Confrontées à des réactions indignées émanant des quatre coins des Etats-Unis, les autorités américaines ont fini par lancer mercredi une enquête fédérale sur cet homicide. Selon le journal local The Advocate, des dizaines de personnes se sont rassemblées mercredi soir à Baton Rouge, pour allumer des bougies sur les lieux de la mort d'Alton Sterling.

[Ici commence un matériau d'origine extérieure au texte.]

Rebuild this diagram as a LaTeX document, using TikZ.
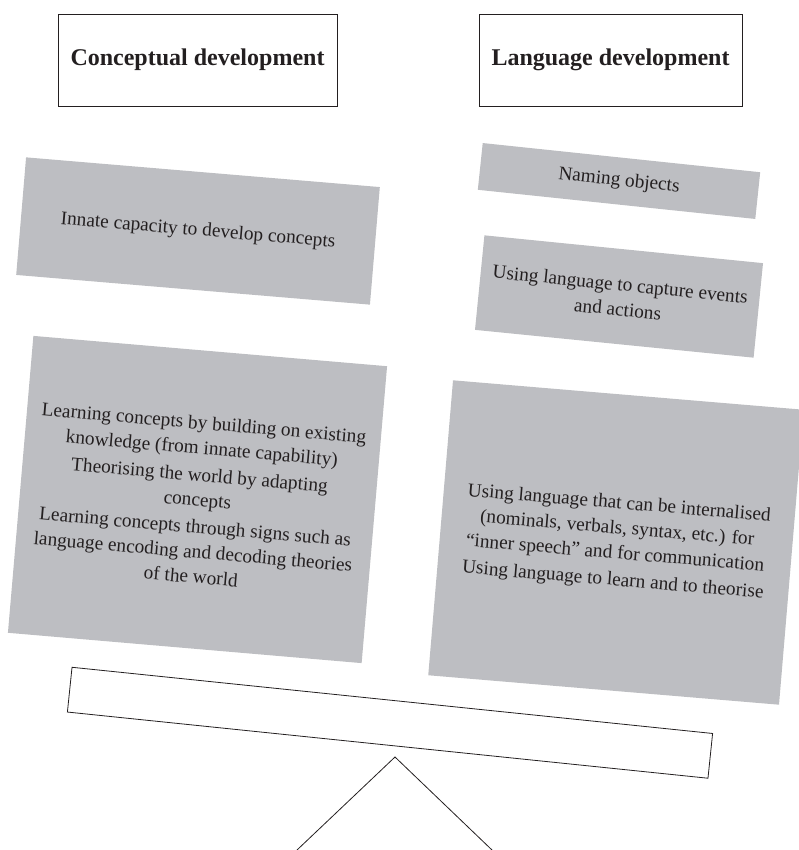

"Le principal organe chargé de l'enquête sera la division des droits civiques du ministère de la Justice, assistée du bureau du procureur de la Louisiane et du FBI", a annoncé aux médias John Bel Edwards, le gouverneur de cet Etat méridional. Se disant "profondément préoccupé", il a appelé au calme alors que plusieurs métropoles américaines, comme Baltimore et Ferguson, ont été le théâtre d'émeutes après de tels drames.  La Maison-Blanche a d'ailleurs proposé son aide, a indiqué Kip Holden, le maire de Baton Rouge.               

Pourquoi l’affaire a-t-elle pris une telle ampleur et si rapidement ?

Ce n’est pas la première fois que les Etats-Unis font face à des violences policières contre des afro-américains. Ce n’est pas non plus la première fois que des manifestations sont organisées pour dénoncer ces pratiques. Et dans un contexte d’élection présidentielle, le sujet – très sensible – s’est aussitôt invité dans la campagne. La candidate démocrate à la Maison-Blanche, Hillary Clinton, a regretté une "tragédie", dans un communiqué. "Il y a un vrai problème lorsque tant d'Américains ont des raisons de croire que notre pays ne considère pas qu'ils ont autant de valeur que d'autres à cause de la couleur de leur peau", a-t-elle ajouté.

A la différence de nombreuses affaires semblables qui ont embrasé le pays ces dernières années, l'enquête fédérale "marque une réponse inhabituellement rapide du ministère américain de la Justice", a fait remarquer Phil Stinson, un expert en droit pénal. "Normalement, une enquête locale se déroule d'abord. (Mais) désormais, tout le monde s'intéresse à ces tirs (policiers). Il y a encore cinq ans, cela n'attirait l'attention de personne", a-t-il souligné. 

 

Un autre afro-américain tué à Minneapolis

Mercredi, une nouvelle affaire d'afro-américain tué par la police a émergé. Un policier de la banlieue de Minneapolis a mortellement blessé par balle un homme au cours d'un contrôle routier. Le conducteur a été blessé par un agent lors d'un contrôle routier effectué à Falcon Heights dans le Minnesota, mercredi à 21h00 locales. Il est décédé après son transfert à l'hôpital, a précisé la police. 

"Il cherchait sa carte d'identité et son portefeuille dans sa poche", a déclaré la petite amie de la victime, qui se trouvait elle aussi à bord du véhicule contrôlé. "Il a dit à l'agent qu'il avait une arme à feu et qu'il cherchait son portefeuille, et l'agent a ouvert le feu et l'a blessé au bras".